Critically, the internal filters don’t need to be programmed by hand to look for shapes or paws. You only need to present to the network inputs (pictures) and correct outputs (picture labels). When it gets it wrong, it slightly adjusts its connections until, after many, many pictures, the connections automatically become sensitive to useful features. This process resembles how the brain processes vision, from low-level details up through object recognition. Any information that can be represented spatially—two dimensions for photos, three for video, one for strings of words in a sentence, two for audio (time and frequency)—can be parsed and understood by CNNs, making them widely useful.

Although Yann LeCun—now Facebook’s director of AI research—first proposed CNNs in 1986, they didn’t reveal their strong potential until a few adjustments were made in how they operated. In 2012, Geoffrey Hinton—now a top AI expert at Google—and two of his graduate students used a CNN to win something called the ImageNet Challenge, a competition requiring computers to recognize scenes and objects. In fact, they won by such a large margin that CNNs took over, and since then every winner has been a CNN.

Now, mimicking the brain is computationally expensive. Given that human brain has billions of neurons and trillions of synapses, simulating every neuron and synapse is currently impossible. Even simulating a small piece of brain could require millions of computations for every piece of input.

So unfortunately, as noted above, convolutional neural nets require huge computing power. With many layers, and each layer applying the same feature filter repeatedly to many patches of the previous layer, today’s largest CNNs can have millions of neurons and billions of synapses. Running all of these little calculations does not suit classic computing architecture, which must process one instruction at a time.

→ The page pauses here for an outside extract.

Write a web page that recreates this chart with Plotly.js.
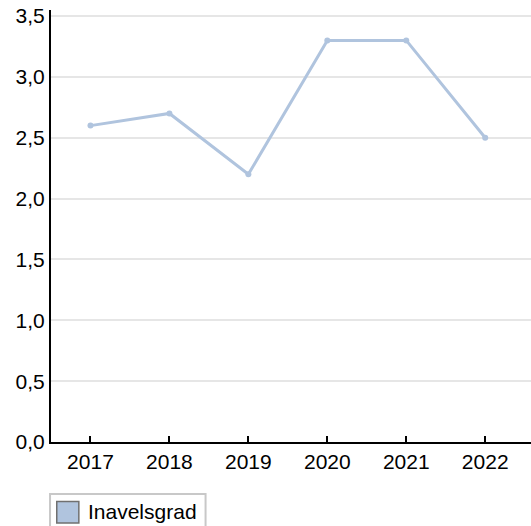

Instead, scientists have turned to parallel computing, which can process many instructions simultaneously.

Today’s advanced neural nets use graphical processing units (GPUs)—the kind used in video game consoles—because they specialize in the kinds of mathematical operations that happen to be useful for deep learning. (Updating all the geometric facets of a moving object at once is a problem similar to calculating all the outputs from a given neural net layer at once.) But still, the hardware was not designed to perform deep learning as efficiently as a brain, which can drive a car and simultaneously carry on a conversation about the future of autonomous vehicles, all while using fewer watts than a light bulb.